Considering that several prognostications tabbed Washington for the World Series, winning a wild card could be viewed as underachieving. Then again, reaching the playoffs at all is a massive accomplishment for a club that was a dozen games under .500 in late May.
“No matter how you start, the objective is to get to the postseason,” Martinez told reporters Sunday after the regular-season finale. “The boys did that. We can all sit here and say it was ugly in the beginning, but they stepped up and endured a lot, and we’re going to the postseason.”
That typically would force the franchise to face its NLDS demons.

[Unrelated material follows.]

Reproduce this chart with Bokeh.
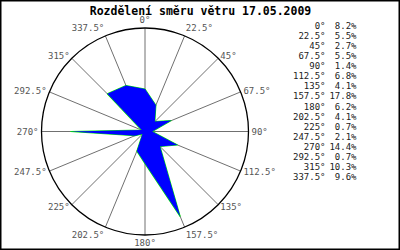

But there’s no guarantee of even accepting that challenge, not with the red-hot Milwaukee Brewers (13-5 down the stretch) in town for Tuesday’s winner-take-all wild card game. Washington clinched home-field advantage on Friday, which historically has offered no edge: The Nationals are 4-4 in playoff games on the road.
They’re 3-8 in playoff games at Nationals Park.
Washington can begin rewriting its history by beating Milwaukee. That would qualify as advancing in the postseason – a first for the Nationals – even though it wouldn’t meet the standard for winning a playoff series. They’d have to topple the two-time defending NL champion Los Angeles Dodgers to remove that unwelcome asterisk.
Given everything they’ve been through, the Nationals are more than capable of fulfilling preseason expectations. They’re positioned to deliver a return on their manager’s investment, the months devoted to building a relaxed and resilient culture.
However, Tuesday’s matchup doesn’t represent the obstacle Martinez had in mind when he brought three camels to spring training last season. The wild card game is a start.
But it’s also just a hindrance before the hump.